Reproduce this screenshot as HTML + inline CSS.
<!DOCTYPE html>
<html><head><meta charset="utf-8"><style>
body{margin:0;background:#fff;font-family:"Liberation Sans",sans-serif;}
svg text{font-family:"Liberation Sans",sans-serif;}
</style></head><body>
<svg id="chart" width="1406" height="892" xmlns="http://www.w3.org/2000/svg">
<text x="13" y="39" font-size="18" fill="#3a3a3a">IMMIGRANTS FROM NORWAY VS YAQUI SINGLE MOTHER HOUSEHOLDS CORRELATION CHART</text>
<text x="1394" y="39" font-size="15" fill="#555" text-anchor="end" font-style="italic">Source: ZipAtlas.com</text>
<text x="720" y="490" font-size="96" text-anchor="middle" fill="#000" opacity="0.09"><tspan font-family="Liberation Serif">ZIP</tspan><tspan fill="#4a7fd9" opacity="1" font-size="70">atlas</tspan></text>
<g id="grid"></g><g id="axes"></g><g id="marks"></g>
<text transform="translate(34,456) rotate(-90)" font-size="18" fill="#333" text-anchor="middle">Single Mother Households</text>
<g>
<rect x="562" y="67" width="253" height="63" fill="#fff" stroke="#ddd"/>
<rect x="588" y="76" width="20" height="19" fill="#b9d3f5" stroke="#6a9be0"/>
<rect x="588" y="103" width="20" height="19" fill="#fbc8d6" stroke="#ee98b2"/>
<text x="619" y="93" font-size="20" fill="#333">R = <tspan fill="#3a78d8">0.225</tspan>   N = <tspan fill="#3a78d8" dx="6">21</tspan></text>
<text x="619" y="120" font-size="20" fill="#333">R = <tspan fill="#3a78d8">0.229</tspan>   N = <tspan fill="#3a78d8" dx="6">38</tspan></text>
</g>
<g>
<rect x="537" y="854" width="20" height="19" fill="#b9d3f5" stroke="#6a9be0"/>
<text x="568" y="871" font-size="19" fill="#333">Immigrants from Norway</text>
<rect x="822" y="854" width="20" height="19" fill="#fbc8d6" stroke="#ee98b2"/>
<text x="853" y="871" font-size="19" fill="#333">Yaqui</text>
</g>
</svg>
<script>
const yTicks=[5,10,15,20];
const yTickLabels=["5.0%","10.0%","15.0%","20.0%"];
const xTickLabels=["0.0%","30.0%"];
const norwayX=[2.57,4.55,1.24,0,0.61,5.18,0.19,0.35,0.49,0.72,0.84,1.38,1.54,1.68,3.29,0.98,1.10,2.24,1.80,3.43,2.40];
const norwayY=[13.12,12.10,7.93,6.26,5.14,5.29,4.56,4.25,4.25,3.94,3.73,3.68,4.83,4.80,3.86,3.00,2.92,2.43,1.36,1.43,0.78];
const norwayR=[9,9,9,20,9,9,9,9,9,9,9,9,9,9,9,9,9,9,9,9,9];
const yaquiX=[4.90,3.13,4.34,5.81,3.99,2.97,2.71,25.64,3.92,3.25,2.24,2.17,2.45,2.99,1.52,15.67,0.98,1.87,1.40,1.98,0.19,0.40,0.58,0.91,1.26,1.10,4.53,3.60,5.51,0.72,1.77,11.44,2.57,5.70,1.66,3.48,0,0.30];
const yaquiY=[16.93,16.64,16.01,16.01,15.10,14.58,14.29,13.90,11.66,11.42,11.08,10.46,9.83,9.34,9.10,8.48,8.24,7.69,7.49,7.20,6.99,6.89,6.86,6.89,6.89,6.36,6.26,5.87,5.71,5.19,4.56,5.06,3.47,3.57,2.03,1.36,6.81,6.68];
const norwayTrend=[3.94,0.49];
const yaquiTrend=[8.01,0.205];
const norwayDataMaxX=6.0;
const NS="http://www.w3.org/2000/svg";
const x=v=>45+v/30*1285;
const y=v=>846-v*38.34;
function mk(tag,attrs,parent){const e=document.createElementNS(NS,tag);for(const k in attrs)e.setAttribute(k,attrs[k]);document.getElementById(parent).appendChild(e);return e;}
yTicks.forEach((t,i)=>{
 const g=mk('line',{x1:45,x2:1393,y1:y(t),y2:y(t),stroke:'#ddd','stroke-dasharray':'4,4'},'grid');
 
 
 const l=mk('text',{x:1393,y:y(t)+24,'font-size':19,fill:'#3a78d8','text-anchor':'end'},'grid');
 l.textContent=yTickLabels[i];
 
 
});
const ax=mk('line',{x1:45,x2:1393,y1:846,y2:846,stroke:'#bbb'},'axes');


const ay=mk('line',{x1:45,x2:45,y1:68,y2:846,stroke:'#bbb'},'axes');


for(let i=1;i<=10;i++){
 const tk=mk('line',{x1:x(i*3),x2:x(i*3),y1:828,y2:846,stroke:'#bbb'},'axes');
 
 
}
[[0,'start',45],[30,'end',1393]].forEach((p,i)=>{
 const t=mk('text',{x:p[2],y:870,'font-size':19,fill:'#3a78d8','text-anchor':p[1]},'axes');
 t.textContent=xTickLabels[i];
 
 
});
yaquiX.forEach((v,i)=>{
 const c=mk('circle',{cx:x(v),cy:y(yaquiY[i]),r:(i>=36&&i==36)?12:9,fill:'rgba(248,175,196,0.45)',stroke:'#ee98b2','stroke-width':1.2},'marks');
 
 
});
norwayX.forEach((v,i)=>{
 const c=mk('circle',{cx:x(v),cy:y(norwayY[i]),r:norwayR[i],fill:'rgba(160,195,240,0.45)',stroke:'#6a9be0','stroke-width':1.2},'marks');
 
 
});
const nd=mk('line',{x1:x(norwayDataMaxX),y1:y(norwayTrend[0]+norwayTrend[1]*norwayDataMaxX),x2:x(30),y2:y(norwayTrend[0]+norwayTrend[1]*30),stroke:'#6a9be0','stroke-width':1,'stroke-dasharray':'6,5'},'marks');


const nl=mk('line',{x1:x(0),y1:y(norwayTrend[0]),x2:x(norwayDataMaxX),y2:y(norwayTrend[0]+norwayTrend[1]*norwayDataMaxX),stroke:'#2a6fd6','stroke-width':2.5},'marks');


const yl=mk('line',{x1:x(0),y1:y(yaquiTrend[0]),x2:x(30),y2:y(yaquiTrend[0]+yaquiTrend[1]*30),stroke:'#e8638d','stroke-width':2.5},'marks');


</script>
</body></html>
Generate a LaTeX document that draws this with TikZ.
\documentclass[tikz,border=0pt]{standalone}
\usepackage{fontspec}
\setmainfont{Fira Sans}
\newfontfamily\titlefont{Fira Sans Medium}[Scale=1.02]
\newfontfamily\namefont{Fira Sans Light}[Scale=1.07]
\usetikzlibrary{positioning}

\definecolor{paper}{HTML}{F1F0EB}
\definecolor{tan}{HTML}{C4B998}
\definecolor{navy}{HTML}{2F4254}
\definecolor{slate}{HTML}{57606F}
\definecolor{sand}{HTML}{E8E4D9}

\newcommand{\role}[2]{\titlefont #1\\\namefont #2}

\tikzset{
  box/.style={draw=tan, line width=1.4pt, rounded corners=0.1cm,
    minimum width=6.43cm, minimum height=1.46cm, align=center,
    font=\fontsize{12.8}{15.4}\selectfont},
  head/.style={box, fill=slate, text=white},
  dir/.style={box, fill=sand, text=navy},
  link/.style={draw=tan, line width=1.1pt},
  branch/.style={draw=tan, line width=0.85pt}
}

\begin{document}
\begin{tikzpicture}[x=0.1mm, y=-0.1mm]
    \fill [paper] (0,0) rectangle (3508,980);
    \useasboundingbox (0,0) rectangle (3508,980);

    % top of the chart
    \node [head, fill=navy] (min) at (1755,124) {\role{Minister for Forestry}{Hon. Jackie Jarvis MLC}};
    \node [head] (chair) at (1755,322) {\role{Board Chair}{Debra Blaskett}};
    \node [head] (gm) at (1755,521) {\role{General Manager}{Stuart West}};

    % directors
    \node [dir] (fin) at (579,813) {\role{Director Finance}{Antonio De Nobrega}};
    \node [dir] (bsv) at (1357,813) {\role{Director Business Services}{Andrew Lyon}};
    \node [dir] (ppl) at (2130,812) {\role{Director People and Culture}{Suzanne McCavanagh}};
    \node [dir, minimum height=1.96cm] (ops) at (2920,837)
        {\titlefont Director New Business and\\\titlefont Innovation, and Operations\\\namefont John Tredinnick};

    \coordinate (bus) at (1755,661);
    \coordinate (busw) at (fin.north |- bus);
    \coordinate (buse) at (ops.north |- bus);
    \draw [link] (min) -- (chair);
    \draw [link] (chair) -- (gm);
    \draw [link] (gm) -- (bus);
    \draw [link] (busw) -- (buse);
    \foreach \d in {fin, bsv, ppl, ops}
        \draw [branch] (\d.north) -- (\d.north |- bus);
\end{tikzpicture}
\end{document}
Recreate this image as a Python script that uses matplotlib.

- [Task statement] Copy out each line in the preceding records that contains "script".

- [Solution for this problem]
<script>
</script>
Recreate this image as a Python script that uses matplotlib.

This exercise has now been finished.